Vegetarian diet questioned.
Vegetarianism (Health aspects)
|Author:||Eslinger, Robert A.|
|Publication:||Name: Townsend Letter Publisher: The Townsend Letter Group Audience: General; Professional Format: Magazine/Journal Subject: Health Copyright: COPYRIGHT 2009 The Townsend Letter Group ISSN: 1940-5464|
|Issue:||Date: Oct, 2009 Source Issue: 315|
|Topic:||Event Code: 310 Science & research|
|Geographic:||Geographic Scope: United States Geographic Code: 1USA United States|
I am writing this letter in response to the articles by Gary Null,
PhD, about a vegetarian diet. Philosophical and ecological
considerations aside (this is, after all, a medical journal) the bulk of
his information is faulty at best. Unfortunately for his argument,
anatomy and scientific research are not subject to philosophical
alteration. I am not a fan of factory farming either, but that does not
change how we are built.
For 99% of our time here on this planet, we (the human species) were hunter-gatherers. This meant a high-protein (animal source)/low-carbohydrate diet. Anthropologists have documented the fact that when agriculture developed roughly 100,000 years ago, we as a species became weaker, because what we first planted was the cereal grains. Never before did we have such a concentrated source of carbs (sugar) in our diet. Our teeth and bones became softer, and we became much more prone to many diseases.
If you look at the teeth and GI (gastrointestinal) system of any animal on the planet, they will tell you what that animal is supposed to eat. We absolutely do not have the anatomy or dentition of a vegetarian. We are meant to be omnivores. This means that we need to eat a little bit of everything, including meat. Cows do not have canine teeth; we do. It is true that carnivores have very short GI systems and vegetarians very long. Ours is in the middle, not short and not long. If there are problems with poorly digested food of any type creating toxicity in the body, then the answer is to improve the digestion and elimination processes, not switch to another type of food.

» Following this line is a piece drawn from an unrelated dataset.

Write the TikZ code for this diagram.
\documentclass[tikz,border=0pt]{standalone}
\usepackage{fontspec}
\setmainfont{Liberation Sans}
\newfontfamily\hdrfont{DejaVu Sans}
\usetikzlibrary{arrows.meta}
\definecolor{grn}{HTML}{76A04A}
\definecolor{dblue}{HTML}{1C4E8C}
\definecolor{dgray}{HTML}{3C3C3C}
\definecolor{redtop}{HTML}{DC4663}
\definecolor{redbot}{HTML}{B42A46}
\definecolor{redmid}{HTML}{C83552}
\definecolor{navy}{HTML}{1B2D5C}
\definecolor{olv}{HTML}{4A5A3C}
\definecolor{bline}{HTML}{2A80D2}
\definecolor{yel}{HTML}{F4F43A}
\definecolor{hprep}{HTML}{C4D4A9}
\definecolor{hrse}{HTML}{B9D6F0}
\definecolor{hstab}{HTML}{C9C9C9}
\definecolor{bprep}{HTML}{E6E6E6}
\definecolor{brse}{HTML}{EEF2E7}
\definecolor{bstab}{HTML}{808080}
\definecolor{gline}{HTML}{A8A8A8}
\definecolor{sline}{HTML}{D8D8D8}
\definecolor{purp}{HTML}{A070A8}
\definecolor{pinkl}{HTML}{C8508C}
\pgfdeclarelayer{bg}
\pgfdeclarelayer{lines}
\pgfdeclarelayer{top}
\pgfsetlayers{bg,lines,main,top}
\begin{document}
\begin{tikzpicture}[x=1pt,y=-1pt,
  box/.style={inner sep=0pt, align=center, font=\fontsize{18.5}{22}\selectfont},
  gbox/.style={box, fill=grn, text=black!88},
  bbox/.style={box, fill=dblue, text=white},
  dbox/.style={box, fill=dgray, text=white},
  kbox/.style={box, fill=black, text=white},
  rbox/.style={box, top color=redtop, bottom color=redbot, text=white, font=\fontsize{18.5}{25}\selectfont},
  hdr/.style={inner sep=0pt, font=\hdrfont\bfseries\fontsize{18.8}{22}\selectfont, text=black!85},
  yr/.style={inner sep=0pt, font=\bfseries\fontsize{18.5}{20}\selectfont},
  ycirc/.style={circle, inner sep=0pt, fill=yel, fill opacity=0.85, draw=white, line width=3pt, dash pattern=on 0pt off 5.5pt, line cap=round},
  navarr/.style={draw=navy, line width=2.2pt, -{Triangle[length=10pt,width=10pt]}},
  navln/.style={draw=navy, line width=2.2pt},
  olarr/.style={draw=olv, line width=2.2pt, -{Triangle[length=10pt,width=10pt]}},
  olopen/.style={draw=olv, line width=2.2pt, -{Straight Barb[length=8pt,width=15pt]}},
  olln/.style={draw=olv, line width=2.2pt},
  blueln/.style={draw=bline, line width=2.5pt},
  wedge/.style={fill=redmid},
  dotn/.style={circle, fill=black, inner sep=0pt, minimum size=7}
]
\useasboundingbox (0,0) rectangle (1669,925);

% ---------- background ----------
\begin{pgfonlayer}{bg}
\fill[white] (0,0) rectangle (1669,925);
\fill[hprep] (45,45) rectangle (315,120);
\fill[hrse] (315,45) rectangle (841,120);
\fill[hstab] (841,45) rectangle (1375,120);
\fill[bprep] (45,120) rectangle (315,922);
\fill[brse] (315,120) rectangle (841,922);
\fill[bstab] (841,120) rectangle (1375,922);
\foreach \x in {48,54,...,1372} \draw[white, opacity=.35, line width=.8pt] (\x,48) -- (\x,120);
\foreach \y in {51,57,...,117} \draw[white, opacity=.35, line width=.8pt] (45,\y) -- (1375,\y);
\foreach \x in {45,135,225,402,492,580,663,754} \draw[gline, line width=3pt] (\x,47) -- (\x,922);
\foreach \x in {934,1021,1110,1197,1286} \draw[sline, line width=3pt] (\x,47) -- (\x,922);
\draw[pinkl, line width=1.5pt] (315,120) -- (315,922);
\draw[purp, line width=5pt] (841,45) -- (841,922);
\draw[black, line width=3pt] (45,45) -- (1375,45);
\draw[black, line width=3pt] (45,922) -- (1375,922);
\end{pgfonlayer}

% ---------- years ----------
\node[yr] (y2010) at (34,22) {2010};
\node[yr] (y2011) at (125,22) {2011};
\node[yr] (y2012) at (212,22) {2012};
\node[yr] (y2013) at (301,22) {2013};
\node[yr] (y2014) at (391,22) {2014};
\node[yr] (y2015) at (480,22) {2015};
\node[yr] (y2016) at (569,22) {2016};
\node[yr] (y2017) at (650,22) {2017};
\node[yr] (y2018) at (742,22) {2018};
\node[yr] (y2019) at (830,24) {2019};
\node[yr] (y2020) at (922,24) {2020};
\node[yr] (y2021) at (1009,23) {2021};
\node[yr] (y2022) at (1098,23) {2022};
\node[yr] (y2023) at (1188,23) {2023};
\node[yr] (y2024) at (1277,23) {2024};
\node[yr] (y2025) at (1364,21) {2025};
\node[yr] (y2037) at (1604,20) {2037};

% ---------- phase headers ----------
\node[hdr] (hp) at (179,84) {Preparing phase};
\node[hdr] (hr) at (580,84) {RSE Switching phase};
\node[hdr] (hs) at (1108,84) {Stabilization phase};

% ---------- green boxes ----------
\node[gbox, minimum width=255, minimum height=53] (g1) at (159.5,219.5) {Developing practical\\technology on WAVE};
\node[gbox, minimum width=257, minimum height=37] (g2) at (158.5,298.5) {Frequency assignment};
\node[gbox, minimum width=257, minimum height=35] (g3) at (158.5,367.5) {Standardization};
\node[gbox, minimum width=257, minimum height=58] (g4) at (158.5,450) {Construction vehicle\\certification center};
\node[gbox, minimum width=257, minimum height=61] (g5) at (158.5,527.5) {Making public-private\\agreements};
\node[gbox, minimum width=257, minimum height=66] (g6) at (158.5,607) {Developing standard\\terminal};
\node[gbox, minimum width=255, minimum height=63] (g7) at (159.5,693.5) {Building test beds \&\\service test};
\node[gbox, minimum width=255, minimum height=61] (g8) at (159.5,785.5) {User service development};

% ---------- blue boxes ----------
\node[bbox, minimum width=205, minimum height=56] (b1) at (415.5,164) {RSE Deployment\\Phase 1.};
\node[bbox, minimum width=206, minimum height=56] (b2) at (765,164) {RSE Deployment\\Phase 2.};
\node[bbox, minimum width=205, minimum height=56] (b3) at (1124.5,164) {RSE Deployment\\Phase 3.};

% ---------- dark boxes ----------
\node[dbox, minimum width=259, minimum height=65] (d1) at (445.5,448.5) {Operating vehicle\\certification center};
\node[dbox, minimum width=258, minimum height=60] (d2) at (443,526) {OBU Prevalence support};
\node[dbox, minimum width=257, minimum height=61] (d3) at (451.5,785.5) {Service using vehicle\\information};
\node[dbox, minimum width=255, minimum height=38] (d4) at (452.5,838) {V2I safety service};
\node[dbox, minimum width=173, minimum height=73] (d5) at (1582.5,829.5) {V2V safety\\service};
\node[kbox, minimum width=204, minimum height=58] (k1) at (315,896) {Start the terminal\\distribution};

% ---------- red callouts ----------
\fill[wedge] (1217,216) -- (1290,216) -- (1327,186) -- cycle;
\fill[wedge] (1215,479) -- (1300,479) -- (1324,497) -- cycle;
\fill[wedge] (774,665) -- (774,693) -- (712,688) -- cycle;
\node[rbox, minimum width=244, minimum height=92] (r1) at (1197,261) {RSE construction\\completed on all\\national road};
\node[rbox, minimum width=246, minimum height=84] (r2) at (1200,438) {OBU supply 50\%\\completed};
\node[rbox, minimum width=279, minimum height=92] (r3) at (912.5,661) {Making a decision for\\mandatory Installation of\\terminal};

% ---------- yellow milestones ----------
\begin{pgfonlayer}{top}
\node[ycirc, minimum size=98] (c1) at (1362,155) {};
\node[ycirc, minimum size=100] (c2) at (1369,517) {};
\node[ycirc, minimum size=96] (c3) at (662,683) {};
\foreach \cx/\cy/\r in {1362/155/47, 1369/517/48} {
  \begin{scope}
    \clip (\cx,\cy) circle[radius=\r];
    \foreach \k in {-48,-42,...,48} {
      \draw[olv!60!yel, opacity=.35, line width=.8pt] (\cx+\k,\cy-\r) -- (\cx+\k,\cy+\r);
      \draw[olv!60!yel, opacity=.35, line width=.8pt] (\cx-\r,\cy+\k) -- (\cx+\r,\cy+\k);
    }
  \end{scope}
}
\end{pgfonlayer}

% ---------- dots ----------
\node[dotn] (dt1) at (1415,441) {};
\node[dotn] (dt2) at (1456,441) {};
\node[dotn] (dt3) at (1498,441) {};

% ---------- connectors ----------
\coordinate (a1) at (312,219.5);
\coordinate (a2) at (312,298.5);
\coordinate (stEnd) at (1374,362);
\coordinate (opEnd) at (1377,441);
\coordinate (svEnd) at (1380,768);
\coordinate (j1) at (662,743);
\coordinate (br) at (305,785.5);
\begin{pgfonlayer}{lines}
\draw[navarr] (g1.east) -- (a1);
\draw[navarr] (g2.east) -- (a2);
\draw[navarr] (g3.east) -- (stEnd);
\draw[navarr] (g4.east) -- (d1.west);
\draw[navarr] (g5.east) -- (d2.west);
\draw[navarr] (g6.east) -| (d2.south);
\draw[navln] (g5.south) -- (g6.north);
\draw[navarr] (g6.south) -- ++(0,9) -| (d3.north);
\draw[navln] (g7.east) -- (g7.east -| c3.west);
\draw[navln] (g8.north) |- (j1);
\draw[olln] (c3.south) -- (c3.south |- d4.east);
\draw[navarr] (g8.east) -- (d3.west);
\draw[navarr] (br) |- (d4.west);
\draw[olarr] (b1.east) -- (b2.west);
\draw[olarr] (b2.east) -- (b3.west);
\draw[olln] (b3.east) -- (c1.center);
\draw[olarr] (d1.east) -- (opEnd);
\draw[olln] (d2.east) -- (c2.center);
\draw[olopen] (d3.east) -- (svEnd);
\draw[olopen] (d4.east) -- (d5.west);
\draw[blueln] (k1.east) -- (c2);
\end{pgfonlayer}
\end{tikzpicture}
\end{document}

The problems that we face in this country with the development of metabolic syndrome X, with obesity, hypertension, diabetes, and hperlipidemia, have been traced to an overabundance of carbohydrates in a person's diet, not too much protein. Elevated insulin levels (from excess carbohydrate intake) have been linked to this metabolic syndrome.
I am sure that, as a nutritionist, Dr. Null is aware of the research published in 1997 by Albion Research Notes on Human Nutrition, showing that "natural sources of fiber, mostly found in grains, fruits and vegetables, generally have a depressing effect on absorption of minerals such as calcium, iron, zinc and copper." The phytates found in the fiber act as "mineral magnets" and bind them up so that they pass out in the feces.

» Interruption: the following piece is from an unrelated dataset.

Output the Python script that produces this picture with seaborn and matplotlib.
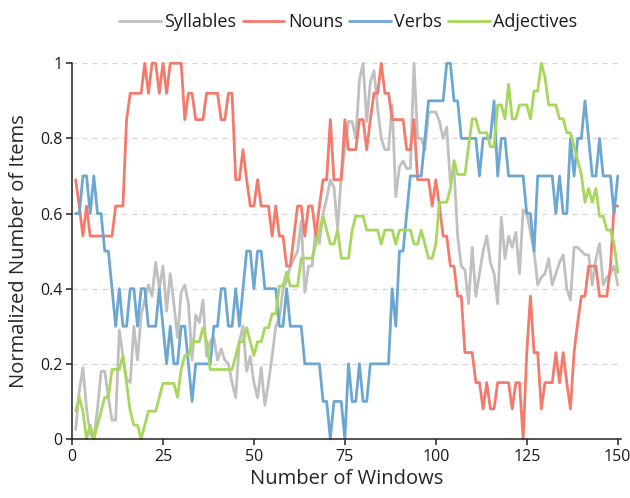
"""
Normalized counts of syllables / nouns / verbs / adjectives over sliding windows.
Saves out.png (630x498).
"""

import numpy as np
import pandas as pd
import matplotlib
matplotlib.use("Agg")
import matplotlib.pyplot as plt
import seaborn as sns

# ── Data (windows 1..150) ─────────────────────────────────────────────────────
windows = list(range(1, 151))

syllables = [
    .025, .127, .19, .08, .015, 0, .08, .18, .18, .11,
    .05, .05, .29, .22, .16, .15, .30, .21, .33, .37,
    .41, .38, .47, .40, .46, .34, .44, .36, .27, .39,
    .41, .36, .21, .33, .31, .37, .22, .26, .27, .21,
    .24, .21, .20, .15, .11, .26, .30, .18, .22, .15,
    .11, .19, .09, .15, .22, .30, .32, .40, .42, .46,
    .48, .50, .58, .39, .46, .46, .56, .52, .60, .64,
    .69, .67, .56, .70, .77, .845, .845, .80, .955, 1,
    .845, .95, .98, .88, .80, .77, .77, .89, .645, .725,
    .74, .72, .72, 1, .80, .80, .77, .87, .87, .87,
    .845, .80, .83, .68, .72, .54, .46, .45, .36, .51,
    .38, .44, .50, .54, .47, .44, .36, .59, .48, .54,
    .51, .55, .44, .61, .60, .55, .50, .41, .43, .44,
    .48, .41, .44, .47, .49, .40, .37, .51, .51, .50,
    .49, .49, .41, .48, .52, .41, .43, .44, .46, .41,
]

nouns = [
    .69, .62, .54, .62, .54, .54, .54, .54, .54, .54,
    .54, .62, .62, .62, .85, .92, .92, .92, .92, 1,
    .92, 1, 1, .92, 1, .92, 1, 1, 1, 1,
    .85, .92, .92, .85, .85, .85, .92, .92, .92, .92,
    .85, .85, .92, .92, .69, .69, .77, .69, .62, .62,
    .69, .62, .62, .62, .54, .62, .54, .54, .46, .46,
    .54, .62, .62, .54, .62, .62, .54, .62, .69, .69,
    .85, .69, .69, .69, .85, .77, .77, .77, .85, .85,
    .77, .85, .92, .92, 1, .92, .92, .85, .85, .85,
    .85, .77, .77, .85, .69, .69, .69, .69, .62, .69,
    .62, .54, .54, .46, .46, .38, .38, .23, .23, .23,
    .15, .15, .08, .15, .08, .08, .15, .15, .15, .15,
    .08, .15, .15, 0, .23, .38, .23, .23, .08, .15,
    .15, .15, .23, .15, .23, .15, .08, .23, .31, .38,
    .38, .46, .46, .46, .38, .38, .38, .46, .62, .62,
]

verbs = [
    .6, .6, .7, .7, .6, .7, .6, .6, .5, .5,
    .4, .3, .4, .3, .3, .4, .4, .3, .4, .4,
    .3, .3, .3, .4, .3, .2, .3, .2, .2, .3,
    .3, .2, .1, .2, .2, .2, .2, .2, .3, .3,
    .4, .4, .3, .3, .4, .3, .4, .5, .5, .4,
    .5, .5, .4, .4, .4, .4, .3, .3, .4, .3,
    .3, .3, .3, .2, .2, .2, .2, .2, .1, .1,
    0, .1, .1, .1, 0, .2, .1, .1, .2, .1,
    .1, .2, .2, .2, .2, .2, .2, .4, .3, .5,
    .5, .6, .7, .7, .7, .7, .8, .9, .9, .9,
    .9, .9, 1, 1, .9, .9, .8, .8, .8, .8,
    .8, .7, .8, .8, .8, .9, .7, .8, .8, .7,
    .7, .7, .7, .7, .6, .6, .5, .7, .7, .7,
    .7, .7, .6, .7, .6, .6, .8, .7, .8, .8,
    .9, .8, .7, .7, .8, .7, .7, .7, .6, .7,
]

adjectives = [
    .074, .111, .074, 0, .037, 0, .037, .074, .111, .111,
    .185, .185, .185, .222, .148, .074, .037, .037, 0, .037,
    .074, .074, .074, .111, .148, .148, .148, .148, .111, .185,
    .222, .222, .259, .259, .259, .296, .259, .185, .185, .185,
    .185, .185, .185, .185, .222, .259, .259, .296, .259, .222,
    .259, .259, .296, .296, .333, .333, .407, .407, .444, .407,
    .407, .407, .481, .481, .481, .481, .519, .556, .593, .556,
    .519, .519, .556, .481, .481, .481, .556, .593, .593, .593,
    .556, .556, .556, .556, .519, .556, .556, .556, .519, .556,
    .556, .556, .556, .519, .519, .556, .519, .481, .481, .519,
    .63, .63, .63, .667, .741, .704, .704, .704, .778, .852,
    .852, .815, .815, .815, .778, .778, .889, .889, .852, .944,
    .852, .852, .889, .889, .889, .852, .926, .926, 1, .963,
    .889, .889, .889, .852, .852, .815, .815, .778, .741, .704,
    .63, .667, .63, .667, .593, .593, .556, .556, .519, .444,
]

series_names = ["Syllables", "Nouns", "Verbs", "Adjectives"]
x_ticks = [0, 25, 50, 75, 100, 125, 150]
y_ticks = [0, 0.2, 0.4, 0.6, 0.8, 1.0]
y_tick_labels = ["0", "0.2", "0.4", "0.6", "0.8", "1"]

# ── Style ──────────────────────────────────────────────────────────────────────
PALETTE = {
    "Syllables": "#C0C0C0",
    "Nouns": "#F47A6C",
    "Verbs": "#6CA7D2",
    "Adjectives": "#A7D75C",
}
TEXT = "#1A1A1A"

sns.set_style("ticks")
plt.rcParams.update({
    "font.family": ["Open Sans", "DejaVu Sans"],
    "axes.edgecolor": "#222222",
    "axes.linewidth": 1.1,
    "xtick.color": "#222222",
    "ytick.color": "#222222",
    "xtick.labelcolor": TEXT,
    "ytick.labelcolor": TEXT,
    "xtick.major.size": 4,
    "ytick.major.size": 4,
    "xtick.major.width": 1.1,
    "ytick.major.width": 1.1,
    "text.color": TEXT,
})

# long-form table for seaborn
df = pd.DataFrame({
    "window": windows * 4,
    "value": syllables + nouns + verbs + adjectives,
    "series": np.repeat(series_names, len(windows)),
})

fig = plt.figure(figsize=(6.3, 4.98), dpi=100)
ax = fig.add_axes([0.1143, 0.1185, 0.872, 0.7545])

for y in y_ticks[1:]:
    ax.axhline(y, color="#D6D6D6", linewidth=0.9, linestyle=(0, (4, 4)), zorder=0)

sns.lineplot(
    data=df, x="window", y="value", hue="series",
    hue_order=series_names, palette=PALETTE,
    linewidth=2.0, ax=ax, legend=False, clip_on=False,
)

ax.set_xlim(0, 151)
ax.set_ylim(0, 1)
ax.set_xticks(x_ticks)
ax.set_yticks(y_ticks)
ax.set_yticklabels(y_tick_labels)
ax.tick_params(axis="both", labelsize=11.5, pad=3)
sns.despine(ax=ax)

ax.set_xlabel("Number of Windows", fontsize=14.5, labelpad=3)
ax.set_ylabel("Normalized Number of Items", fontsize=14.5, labelpad=8)

handles = [plt.Line2D([], [], color=PALETTE[s], linewidth=2.0) for s in series_names]
fig.legend(
    handles, series_names, loc="center", bbox_to_anchor=(0.553, 0.956),
    ncol=4, frameon=False, fontsize=13, handlelength=2.3,
    handletextpad=0.2, columnspacing=0.35, borderaxespad=0,
)

fig.savefig("out.png", dpi=100)
plt.close(fig)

So you see that eating "more vegetables and grains" is not a viable, healthy alternative to eating animal-based protein.
Unfortunately, the most common food chosen by those seeking to replace animal based protein is soy. Research over 10 years old (1998) in such journals as American journal of Clinical Nutrition and Cancer Research has shown what a poor choice this is. That information showed "soy protein supplementation stimulates proliferation in mouse and human breast tumors." Further studies in Brain Research in 1999 found that the phytoestrogens in soy "have an adverse effect on brain chemistry." This is only a short list of the growing research that shows soy is a poor dietary choice for anyone, anytime.
I was fortunate to have been able to work with the late Dr. Douglas Brodie for two years before he died. He was a giant in the field of alternative medicine cancer therapy. We had many discussions about nutrition. He believed that the most frequent form of malnutrition he saw in his cancer patients was lack of enough protein in their diet after being told that they have to become vegetarian in order to cure their cancer. "Nothing could be further from the truth" is what he had to say about that. Thirty-one years of clinical experience have taught me the same thing.
Vegetarianism may be a viable choice for some highly informed, highly motivated individuals; but the facts and research simply do not support the idea that we "should" eat that way.